Martins was born on 20 April 1981 in Presidente Venceslau. Prior to his political career, Martins was a journalist. He worked for the network Rede Massa, an affiliate of the Sistema Brasileiro de Televisão. In 2014, his program was taken off the air, as Martins's commentary became critical of Dilma Rousseff. The program was later reinstated.

==Political career==

As a member of the Brazilian Social Democracy Party, he contested the 2014 Brazilian parliamentary election, receiving 63,970 votes. This vote share placed Martins fourth on a list of alternate deputies. Martins took office in the Chamber of Deputies on 17 April 2016, to replace legislators Valdir Rossoni and Edmar Arruda, as the candidates ahead of him, Osmar Bertoldi and Reinhold Stephanes, could not.

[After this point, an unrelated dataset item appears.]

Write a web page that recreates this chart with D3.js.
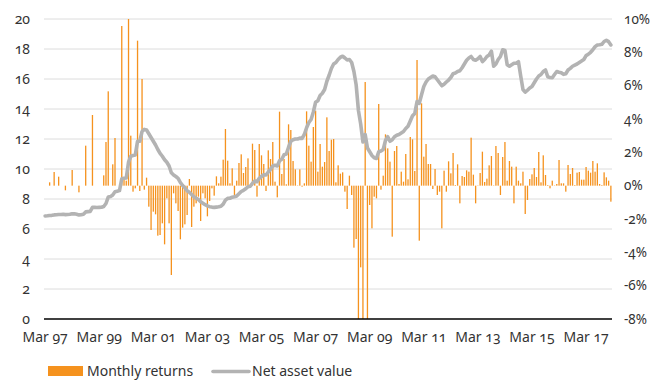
<!DOCTYPE html>
<html>
<head>
<meta charset="utf-8">
<script src="https://cdn.jsdelivr.net/npm/d3@7"></script>
<style>
  html, body { margin: 0; padding: 0; background: #fff; }
  svg { display: block; }
  text {
    font-family: "Noto Sans", "Open Sans", sans-serif;
    font-variant-numeric: oldstyle-nums;
    font-feature-settings: "onum" 1;
    fill: #333;
  }
</style>
</head>
<body>
<svg id="chart" width="651" height="381"></svg>
<script>
// Monthly series, March 1997 to February 2018 (one value per month, 12 per row)
const monthlyReturns = [
  0, 0, 0.2, 0, 0.82, 0, 0.54, 0, 0, -0.28, 0, 0,
  0.94, 0, 0, -0.4, 0, 0, 2.4, 0, 0, 4.24, 0, 0,
  0, 0, 0.62, 2.62, 5.66, 0, 1.28, 2.86, 0, 0, 9.58, 0.48,
  0.3, 10.0, 3.0, -0.36, -0.16, 8.7, -0.32, 6.4, -0.24, 0.48, -1.26, -2.66,
  -1.56, -1.72, -3.0, -2.96, -2.26, -3.52, -0.76, -2.26, -5.36, -0.46, -1.06, -1.52,
  -3.22, -2.52, -2.32, -1.76, 0.4, -2.48, -1.26, -1.06, -0.66, -2.12, -0.46, -0.76,
  -1.84, -0.92, -0.16, -0.6, 0.56, 0.14, 0.54, 1.56, 3.4, 1.5, 0.14, 1.04,
  -0.66, 0.3, 1.36, 1.88, 0.76, 1.12, 1.64, 0.04, 2.52, 2.14, -0.66, 2.5,
  1.82, 1.3, -0.32, 2.12, 1.6, 2.62, 0.24, -0.7, 4.44, 0.7, 1.6, 0.08,
  3.68, 3.34, 1.48, 0.98, 0.02, 0.98, -0.06, 0.14, 4.46, 2.4, 1.44, 3.52,
  4.5, 0.84, 2.5, 1.14, 1.42, 4.1, 2.08, 2.76, 2.8, 0.2, 1.22, 0.72,
  0.8, -0.36, -1.4, 0.6, -0.56, -3.72, -3.2, -8.0, -4.9, -8.0, 6.22, -8.0,
  -1.16, -2.56, -0.66, -0.76, 4.9, -0.24, 0.6, 3.08, 2.24, 1.44, -3.06, 2.08,
  2.38, 0.1, 0.84, 0.24, 1.9, 0.38, 2.92, 2.78, 0.88, 7.54, -3.3, 4.94,
  1.74, 2.5, 1.3, 1.3, -0.2, 1.0, -0.56, -0.36, -2.56, 0.9, -0.36, 1.46,
  0.74, 1.96, 0.04, 1.28, -1.06, 0.58, 0.52, 0.92, 0.84, 2.88, 0.66, -1.06,
  0.02, 0.76, 2.04, 0.22, 0.42, 1.22, 1.78, 0.02, 2.38, 1.96, -0.56, 1.72,
  2.62, 0.3, 1.48, 1.14, -1.06, 1.14, 0.3, 0.14, 0.84, -1.7, -0.86, 0.4,
  0.68, 1.06, 0.52, 2.02, 0.2, 1.82, 0.64, 0.04, -0.16, 0.3, 0.02, 0.1,
  1.54, 0.14, 0.14, -0.36, 1.24, 0.7, 1.06, 0.04, 0.78, 0.82, 0.36, 0.36,
  1.12, 0.9, 0.78, 1.48, 0.84, 1.34, 0.1, 0.04, 0.8, 0.5, 0.3, -0.96
];

const netAssetValue = [
  6.87, 6.88, 6.9, 6.91, 6.94, 6.95, 6.97, 6.97, 6.98, 6.96, 6.97, 6.98,
  7.02, 7.01, 6.98, 6.94, 6.95, 6.98, 7.14, 7.16, 7.17, 7.44, 7.44, 7.43,
  7.44, 7.45, 7.5, 7.7, 8.13, 8.16, 8.27, 8.48, 8.52, 8.56, 9.35, 9.38,
  9.4, 10.45, 10.85, 10.9, 10.93, 11.85, 11.85, 12.5, 12.64, 12.6, 12.35, 12.1,
  11.85, 11.6, 11.3, 11.04, 10.85, 10.62, 10.45, 10.2, 9.75, 9.6, 9.5, 9.38,
  9.1, 8.9, 8.75, 8.55, 8.45, 8.3, 8.15, 8.05, 7.97, 7.82, 7.72, 7.62,
  7.54, 7.49, 7.46, 7.44, 7.46, 7.48, 7.52, 7.66, 7.92, 8.04, 8.05, 8.12,
  8.15, 8.2, 8.35, 8.5, 8.58, 8.68, 8.82, 8.85, 9.05, 9.2, 9.15, 9.38,
  9.5, 9.62, 9.6, 9.8, 9.98, 10.2, 10.25, 10.2, 10.55, 10.65, 10.95, 11.0,
  11.45, 11.85, 11.95, 12.0, 12.0, 12.06, 12.04, 12.3, 12.75, 13.1, 13.3, 13.8,
  14.45, 14.55, 14.9, 15.05, 15.3, 15.85, 16.25, 16.7, 17.0, 17.1, 17.3, 17.45,
  17.52, 17.4, 17.27, 17.3, 17.1, 16.5, 15.6, 13.9, 13.0, 11.8, 12.3, 11.4,
  11.15, 10.9, 10.75, 10.7, 11.15, 11.2, 11.3, 11.9, 12.15, 11.85, 11.95, 12.15,
  12.25, 12.3, 12.4, 12.5, 12.7, 12.85, 13.2, 13.55, 13.7, 14.5, 14.38, 14.95,
  15.5, 15.8, 16.0, 16.1, 16.2, 16.15, 15.95, 15.75, 15.55, 15.65, 15.8, 15.93,
  16.1, 16.35, 16.4, 16.5, 16.55, 16.75, 17.0, 17.25, 17.4, 17.5, 17.3, 17.25,
  17.35, 17.5, 17.16, 17.3, 17.5, 17.6, 17.85, 16.85, 17.0, 17.3, 17.5, 17.95,
  17.9, 16.95, 16.85, 16.95, 17.05, 17.05, 17.15, 16.2, 15.3, 15.12, 15.25, 15.4,
  15.5, 15.75, 16.0, 16.2, 16.3, 16.5, 16.6, 16.15, 16.1, 16.08, 16.3, 16.5,
  16.45, 16.42, 16.31, 16.35, 16.6, 16.71, 16.85, 16.93, 17.0, 17.1, 17.2, 17.3,
  17.56, 17.65, 17.78, 17.95, 18.16, 18.27, 18.28, 18.31, 18.5, 18.58, 18.49, 18.27
];

const months = d3.timeMonth.range(new Date(1997, 2, 1), new Date(2018, 2, 1));
const xTickLabels = ["Mar 97", "Mar 99", "Mar 01", "Mar 03", "Mar 05", "Mar 07",
                     "Mar 09", "Mar 11", "Mar 13", "Mar 15", "Mar 17"];
const navTicks = [0, 2, 4, 6, 8, 10, 12, 14, 16, 18, 20];
const returnTicks = [-8, -6, -4, -2, 0, 2, 4, 6, 8, 10];
const legendLabels = ["Monthly returns", "Net asset value"];

const colors = { bar: "#f5921e", line: "#b3b3b3", grid: "#dcdcdc", axis: "#000" };
const plot = { left: 44, right: 612, top: 19, bottom: 319 };
const fontSize = "14px";

const svg = d3.select("#chart");

const x = d3.scaleBand()
  .domain(months)
  .range([plot.left, plot.right])
  .padding(0);

const yNav = d3.scaleLinear().domain([0, 20]).range([plot.bottom, plot.top]);
const yRet = d3.scaleLinear().domain([-8, 10]).range([plot.bottom, plot.top]);

// gridlines follow the left-hand scale
svg.append("g")
  .selectAll("line")
  .data(navTicks.filter(d => d > 0))
  .join("line")
  .attr("x1", plot.left).attr("x2", plot.right)
  .attr("y1", d => yNav(d)).attr("y2", d => yNav(d))
  .attr("stroke", colors.grid).attr("stroke-width", 1);

// left axis
const leftAxis = svg.append("g")
  .attr("transform", `translate(${plot.left},0)`)
  .call(d3.axisLeft(yNav).tickValues(navTicks).tickSize(0).tickPadding(14));
leftAxis.select(".domain").remove();
leftAxis.selectAll("text").style("font-size", fontSize).attr("fill", "#333");

// right axis
const rightAxis = svg.append("g")
  .attr("transform", `translate(${plot.right},0)`)
  .call(d3.axisRight(yRet).tickValues(returnTicks).tickSize(0).tickPadding(12)
    .tickFormat(d => d + "%"));
rightAxis.select(".domain").remove();
rightAxis.selectAll("text").style("font-size", "13.5px").attr("fill", "#333");

// monthly return bars
const barW = 1.3;
const data = months.map((m, i) => ({ m, r: monthlyReturns[i], nav: netAssetValue[i] }));
svg.append("g")
  .selectAll("rect")
  .data(data)
  .join("rect")
  .attr("x", d => x(d.m) + (x.bandwidth() - barW) / 2)
  .attr("width", barW)
  .attr("y", d => yRet(Math.max(0, d.r)))
  .attr("height", d => Math.abs(yRet(d.r) - yRet(0)))
  .attr("fill", colors.bar);

// net asset value line
const line = d3.line()
  .x(d => x(d.m) + x.bandwidth() / 2)
  .y(d => yNav(d.nav))
  .curve(d3.curveLinear);
svg.append("path")
  .datum(data)
  .attr("d", line)
  .attr("fill", "none")
  .attr("stroke", colors.line)
  .attr("stroke-width", 3.6)
  .attr("stroke-linejoin", "round")
  .attr("stroke-linecap", "round");

// bottom axis line
svg.append("line")
  .attr("x1", plot.left).attr("x2", plot.right)
  .attr("y1", plot.bottom).attr("y2", plot.bottom)
  .attr("stroke", colors.axis).attr("stroke-width", 1.5);

// x labels every second March
const xAxis = svg.append("g")
  .attr("transform", `translate(0,${plot.bottom})`)
  .call(d3.axisBottom(x)
    .tickValues(months.filter((m, i) => i % 24 === 0))
    .tickSize(0).tickPadding(13)
    .tickFormat((m, i) => xTickLabels[i]));
xAxis.select(".domain").remove();
xAxis.selectAll("text").style("font-size", fontSize).attr("fill", "#333");

// legend
const legend = svg.append("g");
legend.append("rect")
  .attr("x", 48).attr("y", 366).attr("width", 35).attr("height", 10)
  .attr("fill", colors.bar);
legend.append("text")
  .attr("x", 87).attr("y", 376)
  .style("font-size", fontSize)
  .text(legendLabels[0]);
legend.append("line")
  .attr("x1", 213).attr("x2", 249).attr("y1", 371.5).attr("y2", 371.5)
  .attr("stroke", colors.line).attr("stroke-width", 3.6)
  .attr("stroke-linecap", "round");
legend.append("text")
  .attr("x", 252).attr("y", 376)
  .style("font-size", fontSize)
  .text(legendLabels[1]);
</script>
</body>
</html>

Martins returned to the Chamber of Deputies in 2018, winning election as a Social Christian Party candidate. He has supported the monarchy of Brazil reclaiming ownership of the Guanabara Palace. In May 2020, Martins posted to Twitter a letter from the Chinese embassy in Brazil addressed to Brazilian deputies, asking them not to acknowledge the second inauguration of Tsai Ing-wen, president of the Republic of China, more commonly known as Taiwan. Martins ignored the suggestion, tweeting "In this letter, the totalitarian Chinese government told the Brazilian Chamber of Deputies and its congresspeople to remain silent about Taiwan's presidential inauguration. This is an affront. Though I am late, I congratulate Tsai Ing-wen on her inauguration." Subsequently #VivaTaiwan trended on Twitter, with responses from other Brazilians, Tsai Ing-wen, and Taiwan's Ministry of Foreign Affairs.

==Partido Novo (New Party)==
In 2025 he filiated with the Partido Novo.